A couple minutes resulting in burn thru can result in weeks of repair. I remember rebricking furnaces and the melt furnace lid taking matters of days - and all I did was jackhammer out the old brick - that was only one shift but it was enough for me.

I think I would go into this a little slowly starting with taking Peters advice and shooting an arrow and seeing what you get and fine tune from there.
1. Monitor where you last burned thru. This may have been a matter of one rod a little longer or a real large chunk of scrap. Use one probe.
2. Use data logger with at least 4 probes - set other 3 equidistant
3. Start furnace from ******t temp
4. Record temperatures at 30 sec interval. Time is arbitrarily chosen mostly for ease of computation and comprehension at this stage.
5. Transfer time stamps and temps to computer
6. Now calc max min ave temp values for all 4 channels.
7. Now compute for dT/dt ie t@30 - t@0 and divide that value by 30 (second) do this for all 4 values recorded.
8. Now you have a baseline for how fast a normal heat up is. I predict your graph will NOT have four distinct lines. They will probably have a wide variation and just may look like a haystack. If this is the case ON THE GRAPH ONLY skip 10 or 20 values that may clean it a little. This graph will be one analysis method to determine how fast you want take your readings ie 30 second minute two minute etc. With this application the more data points the better - your overall data sets will not overload the computer.
9. If you repeat then your baselines will vary but you will get better data with repeats.

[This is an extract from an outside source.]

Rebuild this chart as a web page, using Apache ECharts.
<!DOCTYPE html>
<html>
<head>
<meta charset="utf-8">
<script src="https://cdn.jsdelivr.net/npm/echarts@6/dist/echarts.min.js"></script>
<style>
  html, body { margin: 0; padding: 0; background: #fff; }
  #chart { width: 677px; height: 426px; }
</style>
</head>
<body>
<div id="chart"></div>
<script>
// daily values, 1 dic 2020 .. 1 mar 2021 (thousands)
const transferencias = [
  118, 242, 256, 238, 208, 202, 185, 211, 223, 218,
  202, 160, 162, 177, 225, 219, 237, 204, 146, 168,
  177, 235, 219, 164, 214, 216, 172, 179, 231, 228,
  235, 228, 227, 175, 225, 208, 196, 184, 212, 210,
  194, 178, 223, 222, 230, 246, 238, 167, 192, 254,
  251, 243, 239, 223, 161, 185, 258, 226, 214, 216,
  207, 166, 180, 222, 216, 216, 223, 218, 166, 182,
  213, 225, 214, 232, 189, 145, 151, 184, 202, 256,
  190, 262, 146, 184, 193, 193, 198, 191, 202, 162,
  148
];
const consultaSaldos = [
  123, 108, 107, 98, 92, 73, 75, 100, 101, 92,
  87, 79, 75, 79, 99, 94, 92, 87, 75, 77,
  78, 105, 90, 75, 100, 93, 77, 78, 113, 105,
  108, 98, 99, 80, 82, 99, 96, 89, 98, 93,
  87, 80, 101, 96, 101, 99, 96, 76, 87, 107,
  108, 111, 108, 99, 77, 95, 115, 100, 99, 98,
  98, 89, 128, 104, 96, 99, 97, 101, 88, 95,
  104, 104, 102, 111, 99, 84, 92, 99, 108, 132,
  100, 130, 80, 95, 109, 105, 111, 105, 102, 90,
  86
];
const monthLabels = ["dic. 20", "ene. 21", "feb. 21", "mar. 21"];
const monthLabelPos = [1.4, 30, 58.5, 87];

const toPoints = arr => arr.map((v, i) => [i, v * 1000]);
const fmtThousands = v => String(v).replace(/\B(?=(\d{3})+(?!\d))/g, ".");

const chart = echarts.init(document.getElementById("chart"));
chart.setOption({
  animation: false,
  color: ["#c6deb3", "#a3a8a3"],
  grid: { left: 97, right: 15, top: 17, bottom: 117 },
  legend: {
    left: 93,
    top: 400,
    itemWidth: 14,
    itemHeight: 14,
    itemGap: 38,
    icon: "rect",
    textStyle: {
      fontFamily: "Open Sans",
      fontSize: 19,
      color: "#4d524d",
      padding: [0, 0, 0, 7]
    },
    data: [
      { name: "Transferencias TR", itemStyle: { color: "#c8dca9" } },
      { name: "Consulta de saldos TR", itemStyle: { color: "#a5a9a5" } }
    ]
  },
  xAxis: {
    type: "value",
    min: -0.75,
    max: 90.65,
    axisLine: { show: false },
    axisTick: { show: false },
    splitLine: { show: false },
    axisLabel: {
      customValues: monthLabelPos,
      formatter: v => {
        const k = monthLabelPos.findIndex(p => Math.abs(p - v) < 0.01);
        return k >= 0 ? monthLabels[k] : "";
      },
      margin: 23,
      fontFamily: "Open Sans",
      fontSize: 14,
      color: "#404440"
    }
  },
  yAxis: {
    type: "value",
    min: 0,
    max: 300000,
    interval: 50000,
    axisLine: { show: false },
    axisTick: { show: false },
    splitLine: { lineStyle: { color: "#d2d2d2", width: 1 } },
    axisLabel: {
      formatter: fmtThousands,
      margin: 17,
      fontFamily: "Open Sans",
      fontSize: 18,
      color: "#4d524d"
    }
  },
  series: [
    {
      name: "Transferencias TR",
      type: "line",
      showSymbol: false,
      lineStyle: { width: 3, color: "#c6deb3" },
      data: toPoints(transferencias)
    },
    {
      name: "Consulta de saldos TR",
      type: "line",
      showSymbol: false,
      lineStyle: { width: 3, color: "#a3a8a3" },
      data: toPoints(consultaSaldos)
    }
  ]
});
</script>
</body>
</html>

Look over all the data and determine if the 4 or 5 baselines are fairly consistant. If so now you are ready to drop some bucks and get a big data logger. Fluke is the first name that comes to mind mostly because I have used their 1982 version extensively and have their Hydra Data Bucket (circa 1995). I am sure they have advanced.

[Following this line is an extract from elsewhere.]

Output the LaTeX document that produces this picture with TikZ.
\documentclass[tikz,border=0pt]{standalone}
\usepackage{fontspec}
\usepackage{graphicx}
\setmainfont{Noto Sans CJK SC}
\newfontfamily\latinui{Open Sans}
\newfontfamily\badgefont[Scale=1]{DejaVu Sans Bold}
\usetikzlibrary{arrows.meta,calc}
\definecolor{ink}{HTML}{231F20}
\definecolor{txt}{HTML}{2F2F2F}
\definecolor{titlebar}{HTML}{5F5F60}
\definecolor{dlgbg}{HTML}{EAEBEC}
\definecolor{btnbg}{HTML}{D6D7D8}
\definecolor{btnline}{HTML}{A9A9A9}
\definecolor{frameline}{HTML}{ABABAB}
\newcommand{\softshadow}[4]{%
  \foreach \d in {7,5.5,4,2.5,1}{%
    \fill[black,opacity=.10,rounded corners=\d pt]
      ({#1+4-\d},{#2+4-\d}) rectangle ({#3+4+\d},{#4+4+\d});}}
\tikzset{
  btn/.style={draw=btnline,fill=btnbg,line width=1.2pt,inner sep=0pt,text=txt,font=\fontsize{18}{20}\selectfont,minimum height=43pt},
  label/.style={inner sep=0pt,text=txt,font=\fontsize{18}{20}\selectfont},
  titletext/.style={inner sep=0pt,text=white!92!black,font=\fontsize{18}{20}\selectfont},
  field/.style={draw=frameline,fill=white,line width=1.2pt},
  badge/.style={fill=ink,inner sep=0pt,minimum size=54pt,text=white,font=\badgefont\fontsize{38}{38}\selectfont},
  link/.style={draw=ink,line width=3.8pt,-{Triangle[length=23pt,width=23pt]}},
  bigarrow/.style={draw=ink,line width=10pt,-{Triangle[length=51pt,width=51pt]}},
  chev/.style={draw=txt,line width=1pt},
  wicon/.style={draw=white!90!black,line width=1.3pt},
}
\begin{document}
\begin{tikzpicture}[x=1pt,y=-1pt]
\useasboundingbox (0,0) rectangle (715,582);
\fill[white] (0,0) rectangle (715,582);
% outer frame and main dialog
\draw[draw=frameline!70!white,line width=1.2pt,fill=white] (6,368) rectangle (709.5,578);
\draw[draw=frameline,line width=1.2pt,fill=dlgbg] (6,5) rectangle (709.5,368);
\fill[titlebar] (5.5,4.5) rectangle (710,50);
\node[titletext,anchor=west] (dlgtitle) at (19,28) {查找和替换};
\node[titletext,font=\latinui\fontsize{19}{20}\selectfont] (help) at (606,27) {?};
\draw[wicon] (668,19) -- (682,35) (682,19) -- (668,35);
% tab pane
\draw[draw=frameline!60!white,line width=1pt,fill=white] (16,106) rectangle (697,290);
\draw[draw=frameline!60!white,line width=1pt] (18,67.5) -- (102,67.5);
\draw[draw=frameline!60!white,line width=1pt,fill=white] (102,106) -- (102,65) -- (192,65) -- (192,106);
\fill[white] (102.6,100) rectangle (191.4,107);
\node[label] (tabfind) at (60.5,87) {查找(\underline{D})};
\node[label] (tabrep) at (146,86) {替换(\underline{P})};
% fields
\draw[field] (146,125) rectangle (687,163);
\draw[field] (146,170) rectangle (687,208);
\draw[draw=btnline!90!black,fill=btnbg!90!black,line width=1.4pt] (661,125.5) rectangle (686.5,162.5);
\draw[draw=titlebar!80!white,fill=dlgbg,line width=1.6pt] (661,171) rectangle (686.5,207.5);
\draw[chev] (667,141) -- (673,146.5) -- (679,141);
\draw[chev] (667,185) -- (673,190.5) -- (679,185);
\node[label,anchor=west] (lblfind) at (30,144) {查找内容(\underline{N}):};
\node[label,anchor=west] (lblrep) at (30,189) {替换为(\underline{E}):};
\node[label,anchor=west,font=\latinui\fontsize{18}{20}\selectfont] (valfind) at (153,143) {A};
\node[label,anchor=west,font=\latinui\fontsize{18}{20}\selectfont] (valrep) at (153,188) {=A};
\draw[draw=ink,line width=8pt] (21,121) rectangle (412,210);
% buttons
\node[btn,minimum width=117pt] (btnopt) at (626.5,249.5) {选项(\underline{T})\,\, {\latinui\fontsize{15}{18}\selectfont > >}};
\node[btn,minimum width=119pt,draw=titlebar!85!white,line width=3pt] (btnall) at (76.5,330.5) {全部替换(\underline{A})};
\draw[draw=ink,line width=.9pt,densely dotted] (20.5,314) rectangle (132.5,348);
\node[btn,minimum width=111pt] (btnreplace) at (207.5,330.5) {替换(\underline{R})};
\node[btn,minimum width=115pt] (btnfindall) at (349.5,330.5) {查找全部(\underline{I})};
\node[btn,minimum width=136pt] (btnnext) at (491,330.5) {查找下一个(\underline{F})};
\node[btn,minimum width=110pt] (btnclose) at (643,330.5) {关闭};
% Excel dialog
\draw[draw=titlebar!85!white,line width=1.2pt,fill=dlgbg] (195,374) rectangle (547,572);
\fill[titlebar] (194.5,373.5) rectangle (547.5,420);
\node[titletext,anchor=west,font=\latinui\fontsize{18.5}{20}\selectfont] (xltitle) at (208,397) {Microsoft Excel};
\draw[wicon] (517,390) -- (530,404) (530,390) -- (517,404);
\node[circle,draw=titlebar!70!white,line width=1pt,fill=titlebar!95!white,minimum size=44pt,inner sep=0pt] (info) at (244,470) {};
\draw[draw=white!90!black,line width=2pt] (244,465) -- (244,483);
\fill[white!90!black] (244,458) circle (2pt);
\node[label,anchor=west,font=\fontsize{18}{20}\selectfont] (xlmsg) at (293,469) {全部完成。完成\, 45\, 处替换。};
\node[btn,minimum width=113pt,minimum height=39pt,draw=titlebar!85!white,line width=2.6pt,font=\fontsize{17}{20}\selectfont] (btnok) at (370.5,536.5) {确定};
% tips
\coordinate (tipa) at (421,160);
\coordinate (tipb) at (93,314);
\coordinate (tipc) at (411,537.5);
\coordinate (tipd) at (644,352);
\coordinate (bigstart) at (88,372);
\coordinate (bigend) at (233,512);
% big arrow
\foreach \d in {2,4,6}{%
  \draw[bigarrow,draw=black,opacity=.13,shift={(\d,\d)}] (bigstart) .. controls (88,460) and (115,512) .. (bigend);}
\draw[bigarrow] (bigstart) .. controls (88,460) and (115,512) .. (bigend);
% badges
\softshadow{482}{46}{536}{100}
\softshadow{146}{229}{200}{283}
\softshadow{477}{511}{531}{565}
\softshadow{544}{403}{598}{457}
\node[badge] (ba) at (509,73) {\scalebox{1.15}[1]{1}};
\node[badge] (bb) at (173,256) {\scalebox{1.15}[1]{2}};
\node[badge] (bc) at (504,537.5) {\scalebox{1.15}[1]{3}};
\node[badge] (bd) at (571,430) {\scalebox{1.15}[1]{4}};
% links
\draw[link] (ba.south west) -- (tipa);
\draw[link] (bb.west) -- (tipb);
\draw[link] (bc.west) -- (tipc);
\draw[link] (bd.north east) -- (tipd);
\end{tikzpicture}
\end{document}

You could also go with a computer. If so then I would NOT connect it to anything else PERIOD. I would have very minimal software in it. If they want the data in another unit then use some memory medium to copy data and manually transfer. Minimize chefs in this stew - I would have only two or three people allowed to get into it and do any changes.
RAW DATA is SACROSANCT copy to a working file for any computations. NEVER compute in the raw data. COPY all raw data files for backup.

It is also worthwhile to spend a little time to think about what you are really going to do with this data and how you are going to apply it.
Peter you are more qualified to discuss computer option than I including software.